Com um mínimo de diálogos, em exatos dez minutos, o roteiro
apresenta perfeitamente o protagonista como ser tridimensional, conectando-o
emocionalmente ao público. E é interessante lembrar que, para o público
americano da época, Travolta era como um Zac Efron em início de carreira,
marcado por seu papel como o adocicado Vinnie Barbarino no seriado “Welcome
Back, Kotter”, então podemos mensurar o impacto dessa introdução naqueles que
foram assistir ao filme apenas por sua presença. A primeira imagem, um trem em
movimento, insinua que estamos diante de uma realidade que busca transição, locomoção
entre dois ambientes díspares, alguém que não está satisfeito e quer mudanças. A
canção “Staying Alive” (Sobrevivendo) começa a tocar, emoldurando os passos
confiantes desse jovem pela rua. Os olhos dele, como os de uma águia, caçando a
atenção dos transeuntes, especialmente as mulheres, um garanhão. Então o corte
da câmera nos mostra um elemento aparentemente dissonante: o balde de tinta que
ele carrega displicentemente. Começamos a ver que existe algo de errado nessa
equação. Acabamos descobrindo que ele trabalha como funcionário em um modesto armazém,
apenas mais uma estatística num coletivo de uniformes apáticos recebendo ordens
e atendendo senhoras indecisas (uma ponta da mãe do ator).
Ele busca se destacar como indivíduo, mas somente consegue
essa realização ao dançar na discoteca. Somos levados então a acompanhar a
transformação do jovem na persona que ele adota naquele local sagrado, numa
montagem que se assemelha à “suit-up” de um herói, aquela que envolve a
aceitação da vestimenta como símbolo diante da batalha. Em seu quarto vemos pôsteres
de filmes que sutilmente ajudam a decifrar as motivações psicológicas do jovem.

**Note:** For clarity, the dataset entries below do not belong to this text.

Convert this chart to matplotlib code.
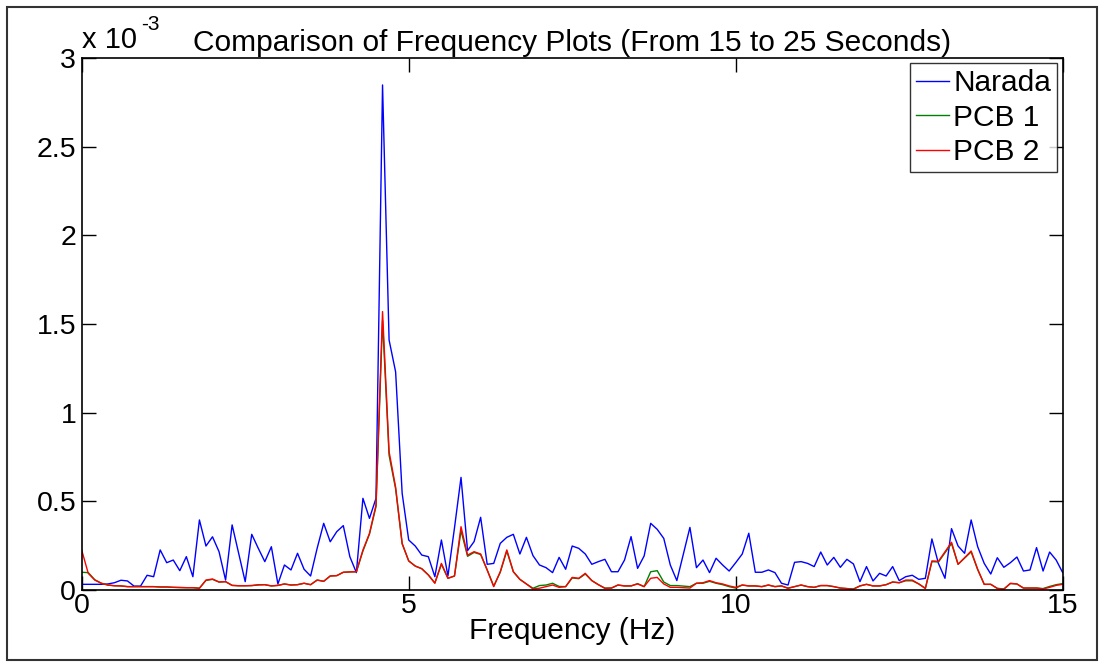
import numpy as np
import matplotlib
matplotlib.use("Agg")
import matplotlib.pyplot as plt
from matplotlib.patches import Rectangle

plt.rcParams['font.family'] = ['Liberation Sans', 'DejaVu Sans']

# Frequency axis (Hz), 0.1 Hz resolution (10 s window)
freq = np.round(np.arange(151) * 0.1, 1)

# Amplitudes in units of 1e-3
narada = [
    0.032, 0.032, 0.032, 0.032, 0.034, 0.041, 0.055, 0.051, 0.022, 0.022,
    0.083, 0.075, 0.226, 0.154, 0.169, 0.109, 0.188, 0.075, 0.395, 0.248,
    0.300, 0.216, 0.056, 0.367, 0.207, 0.047, 0.314, 0.235, 0.160, 0.244,
    0.034, 0.141, 0.113, 0.207, 0.117, 0.079, 0.235, 0.376, 0.272, 0.329,
    0.363, 0.188, 0.098, 0.517, 0.404, 0.517, 2.848, 1.410, 1.230, 0.545,
    0.282, 0.248, 0.197, 0.188, 0.075, 0.282, 0.079, 0.350, 0.635, 0.222,
    0.273, 0.410, 0.145, 0.150, 0.263, 0.297, 0.314, 0.203, 0.297, 0.194,
    0.141, 0.126, 0.098, 0.184, 0.117, 0.248, 0.235, 0.203, 0.145, 0.160,
    0.173, 0.103, 0.103, 0.169, 0.301, 0.122, 0.192, 0.376, 0.342, 0.291,
    0.141, 0.053, 0.203, 0.353, 0.126, 0.169, 0.098, 0.179, 0.141, 0.107,
    0.154, 0.203, 0.320, 0.100, 0.100, 0.113, 0.098, 0.038, 0.028, 0.156,
    0.160, 0.150, 0.132, 0.214, 0.141, 0.184, 0.128, 0.173, 0.147, 0.047,
    0.132, 0.051, 0.094, 0.079, 0.132, 0.053, 0.075, 0.083, 0.060, 0.066,
    0.288, 0.150, 0.066, 0.346, 0.248, 0.207, 0.395, 0.244, 0.150, 0.090,
    0.182, 0.128, 0.154, 0.186, 0.107, 0.113, 0.239, 0.107, 0.214, 0.169,
    0.098,
]

pcb1 = [
    0.100, 0.098, 0.058, 0.038, 0.028, 0.024, 0.023, 0.019, 0.019, 0.019,
    0.019, 0.019, 0.017, 0.017, 0.015, 0.014, 0.013, 0.013, 0.011, 0.054,
    0.060, 0.045, 0.047, 0.026, 0.024, 0.024, 0.025, 0.030, 0.030, 0.023,
    0.026, 0.034, 0.028, 0.030, 0.038, 0.030, 0.056, 0.049, 0.079, 0.081,
    0.100, 0.102, 0.103, 0.220, 0.315, 0.470, 1.520, 0.760, 0.570, 0.260,
    0.164, 0.135, 0.120, 0.085, 0.040, 0.145, 0.066, 0.079, 0.335, 0.190,
    0.212, 0.200, 0.113, 0.022, 0.100, 0.220, 0.103, 0.060, 0.034, 0.010,
    0.025, 0.028, 0.038, 0.020, 0.019, 0.068, 0.064, 0.090, 0.053, 0.030,
    0.011, 0.011, 0.028, 0.023, 0.023, 0.036, 0.019, 0.103, 0.109, 0.045,
    0.025, 0.025, 0.022, 0.019, 0.038, 0.038, 0.049, 0.038, 0.030, 0.019,
    0.011, 0.028, 0.023, 0.023, 0.019, 0.028, 0.019, 0.023, 0.011, 0.019,
    0.028, 0.019, 0.015, 0.025, 0.025, 0.019, 0.011, 0.008, 0.006, 0.023,
    0.032, 0.023, 0.023, 0.030, 0.045, 0.041, 0.052, 0.052, 0.034, 0.010,
    0.160, 0.158, 0.210, 0.262, 0.145, 0.180, 0.215, 0.115, 0.032, 0.032,
    0.009, 0.006, 0.036, 0.034, 0.011, 0.011, 0.011, 0.008, 0.020, 0.030,
    0.036,
]

pcb2 = [
    0.225, 0.094, 0.056, 0.038, 0.028, 0.024, 0.023, 0.019, 0.019, 0.019,
    0.019, 0.019, 0.017, 0.017, 0.015, 0.014, 0.013, 0.013, 0.009, 0.056,
    0.062, 0.045, 0.047, 0.026, 0.024, 0.024, 0.025, 0.028, 0.030, 0.023,
    0.026, 0.034, 0.028, 0.030, 0.038, 0.030, 0.056, 0.049, 0.079, 0.081,
    0.100, 0.102, 0.103, 0.225, 0.319, 0.479, 1.570, 0.780, 0.580, 0.263,
    0.164, 0.135, 0.120, 0.085, 0.038, 0.150, 0.066, 0.079, 0.357, 0.197,
    0.216, 0.203, 0.113, 0.019, 0.103, 0.226, 0.103, 0.060, 0.034, 0.006,
    0.010, 0.019, 0.028, 0.015, 0.019, 0.071, 0.066, 0.094, 0.053, 0.030,
    0.009, 0.011, 0.028, 0.023, 0.023, 0.034, 0.019, 0.066, 0.071, 0.034,
    0.015, 0.015, 0.013, 0.011, 0.038, 0.041, 0.053, 0.041, 0.034, 0.023,
    0.015, 0.028, 0.023, 0.023, 0.019, 0.028, 0.019, 0.023, 0.009, 0.019,
    0.028, 0.019, 0.015, 0.025, 0.025, 0.019, 0.011, 0.008, 0.004, 0.023,
    0.032, 0.023, 0.023, 0.030, 0.045, 0.041, 0.056, 0.056, 0.034, 0.008,
    0.164, 0.162, 0.216, 0.269, 0.145, 0.182, 0.220, 0.117, 0.032, 0.032,
    0.009, 0.004, 0.038, 0.034, 0.011, 0.011, 0.011, 0.006, 0.015, 0.026,
    0.032,
]

series_names = ["Narada", "PCB 1", "PCB 2"]
xticks = [0, 5, 10, 15]
yticks = [0, 0.5, 1, 1.5, 2, 2.5, 3]
ytick_labels = ["0", "0.5", "1", "1.5", "2", "2.5", "3"]

fig = plt.figure(figsize=(11.04, 6.64), dpi=100)
ax = fig.add_axes([81.7 / 1104, 1 - 590 / 664, (1062.7 - 81.7) / 1104, (590 - 58) / 664])

ax.plot(freq, narada, color=(0, 0, 1), lw=1.0, label=series_names[0])
ax.plot(freq, pcb1, color=(0, 0.5, 0), lw=1.0, label=series_names[1])
ax.plot(freq, pcb2, color=(1, 0, 0), lw=1.0, label=series_names[2])

ax.set_xlim(0, 15)
ax.set_ylim(0, 3)
ax.set_xticks(xticks)
ax.set_xticklabels([str(t) for t in xticks])
ax.set_yticks(yticks)
ax.set_yticklabels(ytick_labels)
ax.tick_params(direction='in', length=10, width=1, labelsize=20.5, top=True, right=True,
               pad=4, color='black')
ax.tick_params(axis='x', pad=2)
for s in ax.spines.values():
    s.set_linewidth(1.2)
    s.set_color('black')

ax.set_xlabel("Frequency (Hz)", fontsize=21.5, labelpad=-1)
ax.set_title("Comparison of Frequency Plots (From 15 to 25 Seconds)", fontsize=21.5, pad=5)

ax.text(0.0, 1.008, "x 10", transform=ax.transAxes, ha='left', va='bottom', fontsize=21)
ax.text(0.0605, 1.045, "-3", transform=ax.transAxes, ha='left', va='bottom', fontsize=15)

leg = ax.legend(loc='upper right', fontsize=21.5, frameon=True, fancybox=False,
                edgecolor='black', borderpad=0.2, handlelength=1.1, handletextpad=0.15,
                labelspacing=0.22, borderaxespad=0.18)
leg.get_frame().set_linewidth(1.0)

fig.patches.append(Rectangle((7 / 1104, 1 - 660 / 664), 1090 / 1104, 653 / 664,
                             transform=fig.transFigure, fill=False,
                             edgecolor='#333333', linewidth=1.5))

fig.savefig("out.png", dpi=100)
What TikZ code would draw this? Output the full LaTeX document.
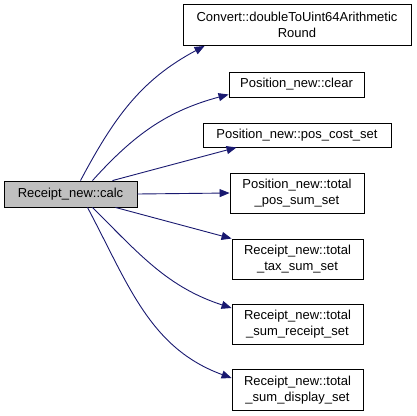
\documentclass[tikz,border=0pt]{standalone}
\usepackage{fontspec}
\setmainfont{Liberation Sans}
\usepackage{xcolor}
\usetikzlibrary{positioning,calc,arrows.meta}
\definecolor{edgeblue}{HTML}{191970}

\begin{document}
\begin{tikzpicture}[
    x=1pt, y=-1pt,
    fn/.style={rectangle, draw=black, line width=0.9pt, fill=white, align=center, inner sep=1pt, font=\fontsize{13}{15.5}\selectfont},
    root/.style={fn, fill=black!25},
    call/.style={-{Triangle[length=10pt,width=8pt]}, draw=edgeblue, line width=0.9pt},
]
\useasboundingbox (0,0) rectangle (416,416);
\node[root, minimum width=133pt, minimum height=26pt] (calc) at (70.5,194) {Receipt\_new::calc};
\node[fn, minimum width=228pt, minimum height=41pt] (conv) at (297,25) {Convert::doubleToUint64Arithmetic\\Round};
\node[fn, minimum width=135pt, minimum height=25pt] (clear) at (296.5,84.5) {Position\_new::clear};
\node[fn, minimum width=188pt, minimum height=24pt] (cost) at (297,135) {Position\_new::pos\_cost\_set};
\node[fn, minimum width=134pt, minimum height=40pt] (possum) at (297,193) {Position\_new::total\\\_pos\_sum\_set};
\node[fn, minimum width=131pt, minimum height=40pt] (taxsum) at (297.5,259) {Receipt\_new::total\\\_tax\_sum\_set};
\node[fn, minimum width=131pt, minimum height=40pt] (rcptsum) at (297.5,324) {Receipt\_new::total\\\_sum\_receipt\_set};
\node[fn, minimum width=131pt, minimum height=41pt] (dispsum) at (297.5,390) {Receipt\_new::total\\\_sum\_display\_set};

% calls fanning out of calc
\draw[call] ($(calc.north)+(10,0)$) to[out=62, in=208] ($(conv.south west)+(22,0)$);
\draw[call] ($(calc.north)+(22,0)$) to[out=48, in=195] ($(clear.west)+(0,10)$);
\draw[call] ($(calc.north)+(42,0)$) -- ($(cost.south west)+(34,0)$);
\draw[call] (calc.east) -- (possum.west);
\draw[call] ($(calc.south)+(45,0)$) -- (taxsum.north west);
\draw[call] ($(calc.south)+(22,0)$) to[out=-45, in=162] ($(rcptsum.west)+(0,-16)$);
\draw[call] ($(calc.south)+(17,0)$) to[out=-62, in=160] ($(dispsum.west)+(0,-12)$);
\end{tikzpicture}
\end{document}
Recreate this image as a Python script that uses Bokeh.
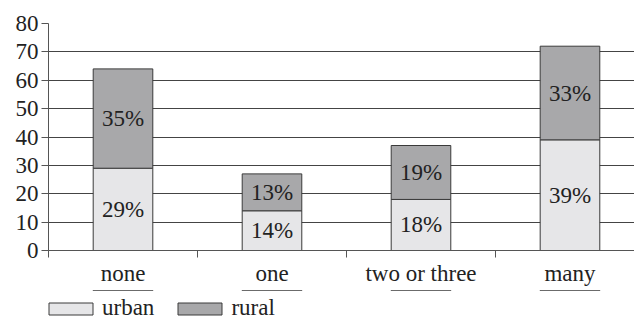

Ele se identifica com “Rocky”, o azarão que veio do nada e conseguiu mostrar
seu valor, mas também possui a arrogância natural de Bruce Lee, posicionado
sobre sua cama (elemento arraigado), enquanto a figura de Stallone fica ao lado
do espelho, pois é como ele gostaria de ser, o reflexo que gostaria de
enxergar. Já a presença do Al Pacino barbudo de “Serpico” é apenas uma brincadeira
interna, já que ambos os filmes compartilham o mesmo roteirista: Norman Wexler.
Na mesma cena, um corte rápido apresenta o “campo de batalha”, a pista de
dança, coerentemente mostrada em uma tomada em ângulo “God’s Eye View”.
Outro ponto importante que é estabelecido na mesma cena, a
relação de pai e filho, essencial para entendermos como funciona a psique do
rapaz. Somos levados a estranhar a reação debochada do pai ao olhar para o
decote no pôster de Farrah Fawcett, como se ele não concordasse com a atração de
seu filho pela bela mulher. Mas na cena seguinte ficamos descobrindo a razão: o
irmão padre, tratado pelos pais como um santo, com direito a foto em uma
espécie de altar improvisado. Eles queriam que ele fosse como o irmão. E o
jovem sabe disso. Ao mesmo tempo, numa rápida cena, vemos que a irmã caçula
idolatra Tony, quando ela demonstra interesse por sua opinião sobre um de seus
desenhos. Ela fica feliz ao saber que ele irá colocar o desenho em sua parede.
Percebemos então quem é a âncora de doçura que mantém o rapaz na linha. E,
finalizando, durante a janta, Tony é o único que esconde totalmente sua “camisa
de batalha” com uma toalha. Claro que o objetivo principal é mostrar a
preocupação risível dele em não sujar a roupa, mas implicitamente o roteiro
evidencia simbolicamente o desconforto dele na presença do pai. Somente quando
o pai se levanta e sai de cena, ele deixa sua camisa à mostra. Em apenas dez
minutos ficamos entendendo totalmente o protagonista.